No need for alarm yet, folks but we just thought we’d let you know: your chances of being pulverized by an asteroid colliding with the Earth are greater than previously thought…like, 10 times greater.
Scientists who studied the Chelyabinsk meteor, which exploded in the skies over Russia last February, made observations of the size, trajectory and impact of the space rock and determined that it weighed 12,000 to 13,000 metric tons, nearly twice as much as earlier estimates and packing lots more punch — about 500 kilotons of TNT (the atomic bombs dropped on Hiroshima and Nagasaki were about 15-20 kilotons). The risk of similar flying space rocks hitting earth is increasing due to the millions of smaller sized objects roaming the solar system, according to studies released in the scholarly periodicals Nature and Science.

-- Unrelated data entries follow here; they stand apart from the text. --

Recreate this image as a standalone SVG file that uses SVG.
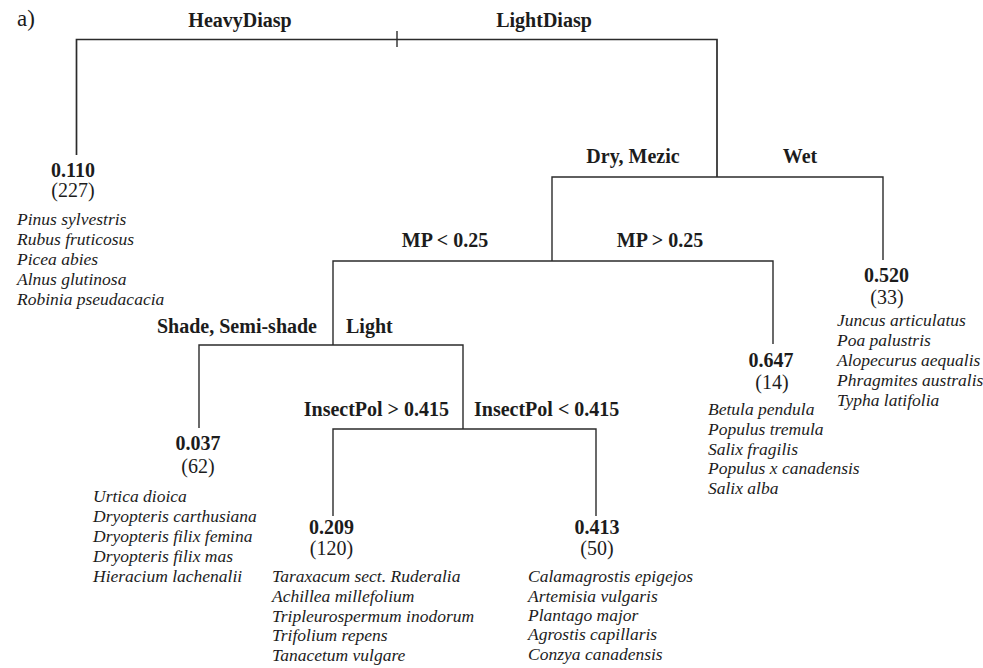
<svg xmlns="http://www.w3.org/2000/svg" width="983" height="668" viewBox="0 0 983 668">
<style>
text { font-family: "Liberation Serif", "Times New Roman", serif; fill: #1c1c1c; }
.lab { font-size: 20px; font-weight: bold; }
.val { font-size: 20px; font-weight: bold; text-anchor: middle; }
.n { font-size: 20px; text-anchor: middle; }
.sp { font-size: 17.5px; font-style: italic; }
.c { text-anchor: middle; }
.e { text-anchor: end; }
.edge { fill: none; stroke: #2b2b2b; stroke-width: 1.4; }
</style>
<rect width="983" height="668" fill="#ffffff"/>
<text x="17" y="26" style="font-size:23px">a)</text>
<g id="connectors">
  <path class="edge" d="M76.5 155 V39.5 H717 V177" style="stroke-width:1.7"/>
  <path class="edge" d="M397 31 V47"/>
  <path class="edge" d="M552 261 V177 H883 V260"/>
  <path class="edge" d="M333 345 V261 H773 V344"/>
  <path class="edge" d="M199 428 V345 H463 V429"/>
  <path class="edge" d="M333 516 V429 H596 V516"/>
</g>
<g id="split-root">
  <text class="lab c" x="240" y="27">HeavyDiasp</text>
  <text class="lab c" x="544" y="27">LightDiasp</text>
</g>
<g id="split-moisture">
  <text class="lab c" x="633" y="163">Dry, Mezic</text>
  <text class="lab c" x="800" y="163">Wet</text>
</g>
<g id="split-mp">
  <text class="lab c" x="445" y="247">MP &lt; 0.25</text>
  <text class="lab c" x="660" y="247">MP &gt; 0.25</text>
</g>
<g id="split-light">
  <text class="lab e" x="317" y="333">Shade, Semi-shade</text>
  <text class="lab" x="346" y="333">Light</text>
</g>
<g id="split-insect">
  <text class="lab e" x="449" y="416">InsectPol &gt; 0.415</text>
  <text class="lab" x="474" y="416">InsectPol &lt; 0.415</text>
</g>
<g id="leaf-0110">
  <text class="val" x="73" y="177">0.110</text>
  <text class="n" x="73" y="197">(227)</text>
  <text class="sp" x="17" y="225">Pinus sylvestris</text>
  <text class="sp" x="17" y="245">Rubus fruticosus</text>
  <text class="sp" x="17" y="265">Picea abies</text>
  <text class="sp" x="17" y="285">Alnus glutinosa</text>
  <text class="sp" x="17" y="305">Robinia pseudacacia</text>
</g>
<g id="leaf-0520">
  <text class="val" x="886.5" y="282">0.520</text>
  <text class="n" x="887" y="304">(33)</text>
  <text class="sp" x="837" y="326">Juncus articulatus</text>
  <text class="sp" x="837" y="346">Poa palustris</text>
  <text class="sp" x="837" y="366">Alopecurus aequalis</text>
  <text class="sp" x="837" y="386">Phragmites australis</text>
  <text class="sp" x="837" y="406">Typha latifolia</text>
</g>
<g id="leaf-0647">
  <text class="val" x="771" y="367">0.647</text>
  <text class="n" x="772" y="389">(14)</text>
  <text class="sp" x="708" y="415">Betula pendula</text>
  <text class="sp" x="708" y="435">Populus tremula</text>
  <text class="sp" x="708" y="455">Salix fragilis</text>
  <text class="sp" x="708" y="474">Populus x canadensis</text>
  <text class="sp" x="708" y="494">Salix alba</text>
</g>
<g id="leaf-0037">
  <text class="val" x="198" y="450">0.037</text>
  <text class="n" x="198" y="473">(62)</text>
  <text class="sp" x="93" y="502">Urtica dioica</text>
  <text class="sp" x="93" y="522">Dryopteris carthusiana</text>
  <text class="sp" x="93" y="542">Dryopteris filix femina</text>
  <text class="sp" x="93" y="562">Dryopteris filix mas</text>
  <text class="sp" x="93" y="582">Hieracium lachenalii</text>
</g>
<g id="leaf-0209">
  <text class="val" x="331.5" y="534">0.209</text>
  <text class="n" x="331.5" y="555">(120)</text>
  <text class="sp" x="272" y="582">Taraxacum sect. Ruderalia</text>
  <text class="sp" x="272" y="602">Achillea millefolium</text>
  <text class="sp" x="272" y="622">Tripleurospermum inodorum</text>
  <text class="sp" x="272" y="641">Trifolium repens</text>
  <text class="sp" x="272" y="661">Tanacetum vulgare</text>
</g>
<g id="leaf-0413">
  <text class="val" x="597" y="534">0.413</text>
  <text class="n" x="597" y="555">(50)</text>
  <text class="sp" x="528" y="582">Calamagrostis epigejos</text>
  <text class="sp" x="528" y="602">Artemisia vulgaris</text>
  <text class="sp" x="528" y="621">Plantago major</text>
  <text class="sp" x="528" y="640">Agrostis capillaris</text>
  <text class="sp" x="528" y="660">Conzya canadensis</text>
</g>
</svg>
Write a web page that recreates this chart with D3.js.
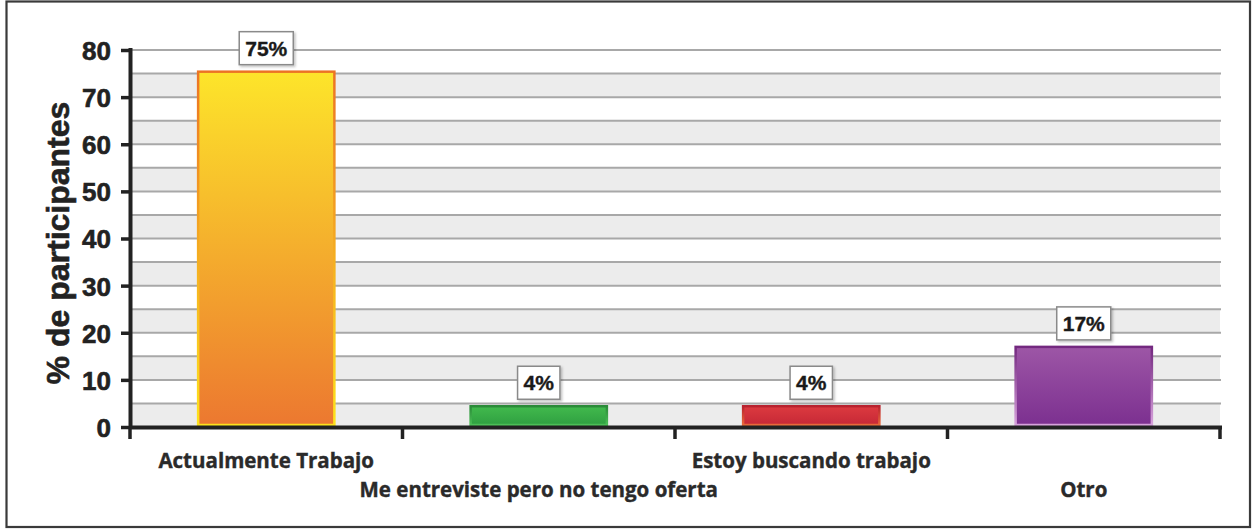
<!DOCTYPE html>
<html>
<head>
<meta charset="utf-8">
<script src="https://cdn.jsdelivr.net/npm/d3@7"></script>
<style>
  html, body { margin: 0; padding: 0; background: #fff; }
  svg { display: block; }
</style>
</head>
<body>
<svg id="chart" width="1252" height="529"></svg>
<script>
// ---- data ----
const categories = ["Actualmente Trabajo", "Me entreviste pero no tengo oferta", "Estoy buscando trabajo", "Otro"];
const values = [75.4, 4.4, 4.4, 17.0];
const valueLabels = ["75%", "4%", "4%", "17%"];
const yTicks = [0, 10, 20, 30, 40, 50, 60, 70, 80];
const yTitle = "% de participantes";

// ---- styling (kept separate from data) ----
const barStyles = [
  { top: "#fde52a", bottom: "#ec7830", strokeTop: "#ec7424", strokeBottom: "#fde21c" },
  { top: "#42ba4d", bottom: "#2f9f41", strokeTop: "#2a8a38", strokeBottom: "#4cc057" },
  { top: "#dc3a40", bottom: "#c62836", strokeTop: "#b8212e", strokeBottom: "#ea6a3a" },
  { top: "#9d56a6", bottom: "#7c3090", strokeTop: "#73287f", strokeBottom: "#d7a2dc" }
];

const svg = d3.select("#chart");
const defs = svg.append("defs");

const mLeft = 130, mRight = 1220, mTop = 50, mBottom = 427;
const y = d3.scaleLinear().domain([0, 80]).range([mBottom, mTop]);
const x = d3.scaleBand().domain(categories).range([mLeft, mRight]).paddingInner(0).paddingOuter(0);

// outer frame
svg.append("rect")
  .attr("x", 6.5).attr("y", 1.5).attr("width", 1243.5).attr("height", 525.5)
  .attr("fill", "#fff").attr("stroke", "#3a3a3a").attr("stroke-width", 2.2);

// alternating bands
const bandStarts = d3.range(0, 75, 10);
svg.append("g").selectAll("rect").data(bandStarts).join("rect")
  .attr("x", mLeft + 2).attr("width", mRight - mLeft - 2)
  .attr("y", d => y(d + 5)).attr("height", d => y(d) - y(d + 5))
  .attr("fill", "#ececec");

// gridlines every 5
const gridVals = d3.range(5, 81, 5);
svg.append("g").selectAll("line").data(gridVals).join("line")
  .attr("x1", mLeft + 2).attr("x2", mRight + 1)
  .attr("y1", d => y(d)).attr("y2", d => y(d))
  .attr("stroke", "#a8a8a8").attr("stroke-width", 2);

// gradients
barStyles.forEach((s, i) => {
  const g = defs.append("linearGradient").attr("id", "fill" + i)
    .attr("x1", 0).attr("y1", 0).attr("x2", 0).attr("y2", 1);
  g.append("stop").attr("offset", "0%").attr("stop-color", s.top);
  g.append("stop").attr("offset", "100%").attr("stop-color", s.bottom);
  const h = defs.append("linearGradient").attr("id", "stroke" + i)
    .attr("x1", 0).attr("y1", 0).attr("x2", 0).attr("y2", 1);
  h.append("stop").attr("offset", "0%").attr("stop-color", s.strokeTop);
  h.append("stop").attr("offset", "100%").attr("stop-color", s.strokeBottom);
});

const shadow = defs.append("filter").attr("id", "shadow").attr("x", "-20%").attr("y", "-20%").attr("width", "150%").attr("height", "150%");
shadow.append("feDropShadow").attr("dx", 1.5).attr("dy", 1.5).attr("stdDeviation", 1.2).attr("flood-color", "#000").attr("flood-opacity", 0.25);

// bars
const barW = x.bandwidth() * 0.5;
const data = categories.map((c, i) => ({ c, v: values[i], label: valueLabels[i], i }));
svg.append("g").selectAll("rect").data(data).join("rect")
  .attr("x", d => x(d.c) + (x.bandwidth() - barW) / 2)
  .attr("width", barW)
  .attr("y", d => y(d.v))
  .attr("height", d => y(0) - 2 - y(d.v))
  .attr("fill", d => `url(#fill${d.i})`)
  .attr("stroke", d => `url(#stroke${d.i})`)
  .attr("stroke-width", 2.5);

// value label boxes
const labelG = svg.append("g").selectAll("g").data(data).join("g")
  .attr("transform", d => `translate(${x(d.c) + x.bandwidth() / 2},${y(d.v) - 7})`);
labelG.each(function(d) {
  const g = d3.select(this);
  const t = g.append("text")
    .attr("text-anchor", "middle")
    .attr("y", -9)
    .attr("font-family", "Liberation Sans, Arial, sans-serif")
    .attr("font-weight", "bold")
    .attr("font-size", 21)
    .attr("fill", "#1a1a1a")
    .attr("stroke", "#1a1a1a").attr("stroke-width", 0.4)
    .text(d.label);
  const w = t.node().getComputedTextLength() + 12;
  g.insert("rect", "text")
    .attr("x", -w / 2).attr("y", -33).attr("width", w).attr("height", 33)
    .attr("fill", "#fff").attr("stroke", "#8a8a8a").attr("stroke-width", 1.5)
    .attr("filter", "url(#shadow)");
});

// y axis
const yAxis = d3.axisLeft(y).tickValues(yTicks).tickSize(9).tickPadding(10).tickFormat(d3.format("d"));
const yG = svg.append("g").attr("transform", `translate(${mLeft},0)`).call(yAxis);
yG.select(".domain").remove();
yG.selectAll(".tick line").attr("stroke", "#222").attr("stroke-width", 3.5);
yG.selectAll(".tick text")
  .attr("font-family", "Liberation Sans, Arial, sans-serif")
  .attr("font-weight", "bold").attr("font-size", 26).attr("fill", "#222")
  .attr("stroke", "#222").attr("stroke-width", 0.6)
  .attr("dy", "0.36em");
svg.append("line").attr("x1", mLeft + 0.5).attr("x2", mLeft + 0.5).attr("y1", mTop - 2).attr("y2", mBottom + 2)
  .attr("stroke", "#222").attr("stroke-width", 4);

// x axis
const xAxis = d3.axisBottom(x).tickSize(0).tickFormat("");
const xG = svg.append("g").attr("transform", `translate(0,${mBottom})`).call(xAxis);
xG.select(".domain").remove();
const boundaries = categories.map(c => x(c)).concat([x(categories[categories.length - 1]) + x.bandwidth()]);
svg.append("g").selectAll("line").data(boundaries).join("line")
  .attr("x1", d => d).attr("x2", d => d).attr("y1", mBottom).attr("y2", mBottom + 12)
  .attr("stroke", "#222").attr("stroke-width", 3.5);
svg.append("line").attr("x1", mLeft - 1).attr("x2", mRight + 2).attr("y1", mBottom + 0.5).attr("y2", mBottom + 0.5)
  .attr("stroke", "#222").attr("stroke-width", 4);

// x labels (staggered)
svg.append("g").selectAll("text").data(categories).join("text")
  .attr("x", d => x(d) + x.bandwidth() / 2)
  .attr("y", (d, i) => i % 2 === 0 ? 468 : 497)
  .attr("text-anchor", "middle")
  .attr("font-family", "Open Sans, sans-serif")
  .attr("font-weight", "bold")
  .attr("font-size", 20.5)
  .attr("fill", "#2a2a2a")
  .attr("stroke", "#2a2a2a").attr("stroke-width", 0.4)
  .text(d => d);

// y title
svg.append("text")
  .attr("transform", `translate(69,243) rotate(-90)`)
  .attr("text-anchor", "middle")
  .attr("font-family", "Liberation Sans, Arial, sans-serif")
  .attr("font-weight", "bold")
  .attr("font-size", 32)
  .attr("fill", "#222")
  .attr("stroke", "#222").attr("stroke-width", 0.6)
  .text(yTitle);
</script>
</body>
</html>
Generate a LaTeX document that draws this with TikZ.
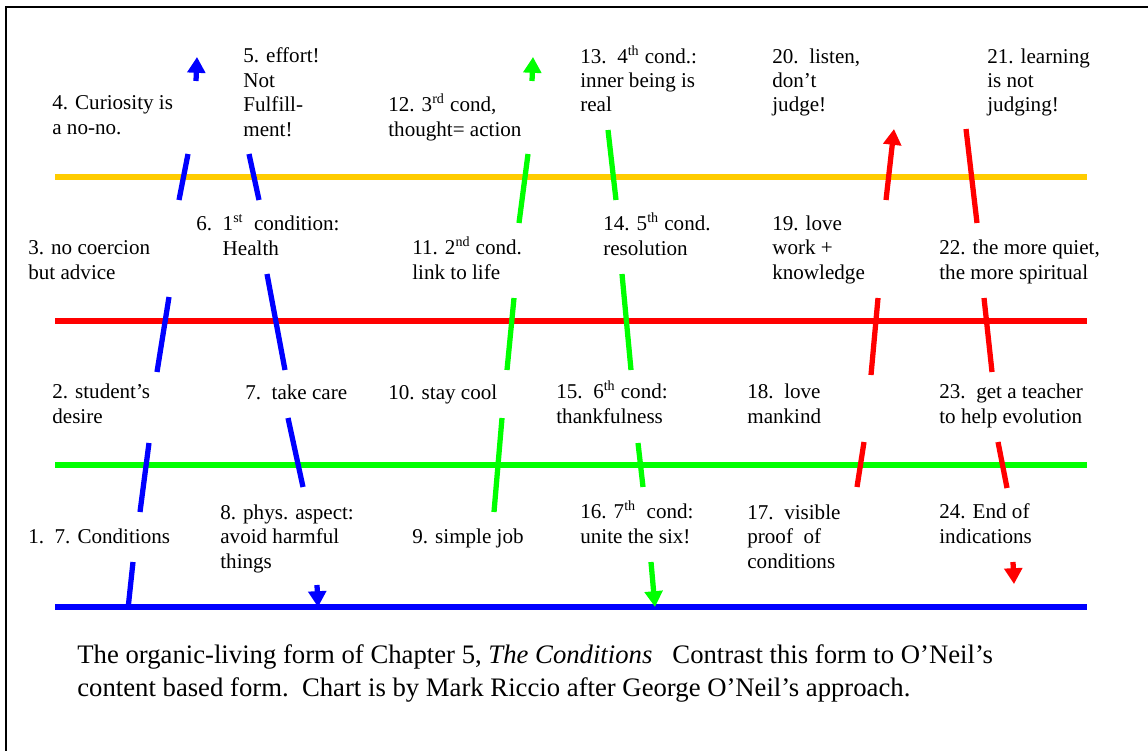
\documentclass[tikz,border=0pt]{standalone}
\usepackage{fontspec}
\setmainfont{Liberation Serif}
\usepackage{xcolor}
\usetikzlibrary{arrows.meta}
\definecolor{ochre}{RGB}{255,204,0}
\definecolor{fullred}{RGB}{255,0,0}
\definecolor{fullgreen}{RGB}{0,255,0}
\definecolor{fullblue}{RGB}{0,0,255}
\tikzset{
    lbl/.style={align=left, inner sep=0pt, anchor=base west, font=\fontsize{12}{13.9}\selectfont},
    capt/.style={align=left, inner sep=0pt, anchor=base west, font=\fontsize{15.2}{18.7}\selectfont},
    hline/.style={line width=3.4pt},
    stroke/.style={line width=3pt},
    tip/.style={-{Triangle[width=10pt,length=9pt]}},
}

\begin{document}
\begin{tikzpicture}[x=0.02cm, y=-0.02cm]
    \newcommand\yYel{177}
    \newcommand\yRed{321}
    \newcommand\yGrn{465}
    \newcommand\yBlu{607}

    \useasboundingbox (0,0) rectangle (1148,750);
    \draw[line width=1.1pt] (6,7) rectangle (1170,770);

    % the four levels
    \draw[hline, ochre] (55,\yYel) -- (1087,\yYel);
    \draw[hline, fullred] (55,\yRed) -- (1087,\yRed);
    \draw[hline, fullgreen] (55,\yGrn) -- (1087,\yGrn);
    \draw[hline, fullblue] (55,\yBlu) -- (1087,\yBlu);

    % blue strokes 1-8
    \draw[stroke, fullblue] (128,609) -- (133,562);
    \draw[stroke, fullblue] (140,512) -- (149,443);
    \draw[stroke, fullblue] (157,372) -- (169,297);
    \draw[stroke, fullblue] (179,200) -- (188,154);
    \draw[stroke, fullblue, tip] (196,81) -- (197,57);
    \draw[stroke, fullblue] (249,154) -- (259,200);
    \draw[stroke, fullblue] (267,274) -- (285,370);
    \draw[stroke, fullblue] (288,418) -- (303,487);
    \draw[stroke, fullblue, tip] (317,585) -- (318,607);

    % green strokes 9-16
    \draw[stroke, fullgreen] (494,512) -- (502,418);
    \draw[stroke, fullgreen] (507,370) -- (514,298);
    \draw[stroke, fullgreen] (519,223) -- (528,154);
    \draw[stroke, fullgreen, tip] (532,81) -- (533,57);
    \draw[stroke, fullgreen] (608,130) -- (616,200);
    \draw[stroke, fullgreen] (622,274) -- (631,370);
    \draw[stroke, fullgreen] (638,443) -- (643,487);
    \draw[stroke, fullgreen, tip] (651,562) -- (655,607);

    % red strokes 17-24
    \draw[stroke, fullred] (857,487) -- (864,442);
    \draw[stroke, fullred] (871,375) -- (878,298);
    \draw[stroke, fullred, tip] (886,200) -- (894,129);
    \draw[stroke, fullred] (966,129) -- (977,223);
    \draw[stroke, fullred] (984,298) -- (992,372);
    \draw[stroke, fullred] (998,442) -- (1007,488);
    \draw[stroke, fullred, tip] (1013,562) -- (1014,584);

    % labels above the yellow line (placed by their last line)
    \node[lbl] (n4) at (52,134) {4. Curiosity is\\a no-no.};
    \node[lbl] (n5) at (243,136) {5. effort!\\Not\\Fulfill-\\ment!};
    \node[lbl] (n12) at (388,136) {12. 3\textsuperscript{rd} cond,\\thought= action};
    \node[lbl] (n13) at (580,112) {13.\ \ 4\textsuperscript{th} cond.:\\inner being is\\real};
    \node[lbl] (n20) at (772,112) {20.\ \ listen,\\don't\\judge!};
    \node[lbl] (n21) at (987,112) {21. learning\\is not\\judging!};

    % labels between yellow and red
    \node[lbl] (n6) at (196,255) {6.\ \ 1\textsuperscript{st}\ \ condition:\\\phantom{6.\ \ }Health};
    \node[lbl] (n3) at (28,279) {3. no coercion\\but advice};
    \node[lbl] (n11) at (412,279) {11. 2\textsuperscript{nd} cond.\\link to life};
    \node[lbl] (n14) at (603,255) {14. 5\textsuperscript{th} cond.\\resolution};
    \node[lbl] (n19) at (772,279) {19. love\\work +\\knowledge};
    \node[lbl] (n22) at (939,279) {22. the more quiet,\\the more spiritual};

    % labels between red and green
    \node[lbl] (n2) at (52,423) {2. student's\\desire};
    \node[lbl] (n7) at (245,399) {7.\ \ take care};
    \node[lbl] (n10) at (388,399) {10. stay cool};
    \node[lbl] (n15) at (556,423) {15.\ \ 6\textsuperscript{th} cond:\\thankfulness};
    \node[lbl] (n18) at (747,423) {18.\ \ love\\mankind};
    \node[lbl] (n23) at (939,423) {23.\ \ get a teacher\\to help evolution};

    % labels between green and blue
    \node[lbl] (n1) at (28,543) {1.\ \ 7. Conditions};
    \node[lbl] (n8) at (220,568) {8. phys. aspect:\\avoid harmful\\things};
    \node[lbl] (n9) at (412,543) {9. simple job};
    \node[lbl] (n16) at (580,543) {16. 7\textsuperscript{th}\ \ cond:\\unite the six!};
    \node[lbl] (n17) at (747,568) {17.\ \ visible\\proof\ \ of\\conditions};
    \node[lbl] (n24) at (939,543) {24. End of\\indications};

    \node[capt] (cap) at (77,696) {The organic-living form of Chapter 5, \textit{The Conditions}\ \ \ Contrast this form to O'Neil's\\content based form.\ \ Chart is by Mark Riccio after George O'Neil's approach.};
\end{tikzpicture}
\end{document}
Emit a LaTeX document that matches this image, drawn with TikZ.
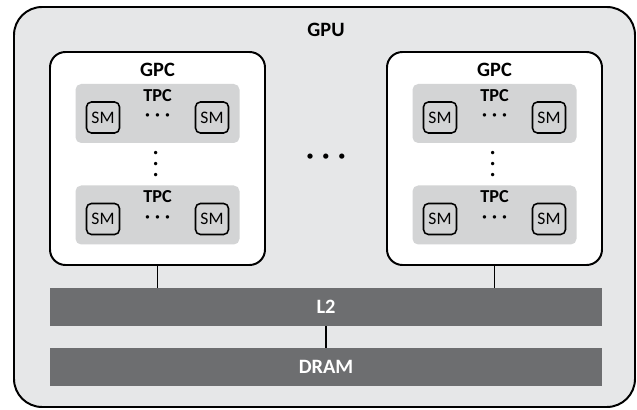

“The residual impact risk — from asteroids with yet-unknown orbits — is shifting to small-sized objects,” said Peter Brown, a planetary scientist at the University of Western Ontario, and an author on the papers appearing in Nature. He noted that among all the millions of near-earth asteroids out there, about 500 have been cataloged.
Rocks like the one in Chelyabinsk only hit Mother Earth every 150 years or so, but the chances of object impacts exceeding 1 kiloton of TNT may be larger, Brown says.
In the past, scientists have had trouble recording events like this, but thanks to YouTube users, they now have real time evidence of the behaviors of crashing asteroids and were able to figure out what type of impact they may have, Nature.com reported.
“Calculating meteor trajectories isn’t easy physics by any means,” said Timothy Spahr, director of the Smithsonian Astrophysical Observatory’s Minor Planet Center. “I’m stunned at how the fairly good-quality YouTube videos have enabled such beautiful science.”
Maybe Lady Gaga can destroy some asteroids while she’s out performing in space.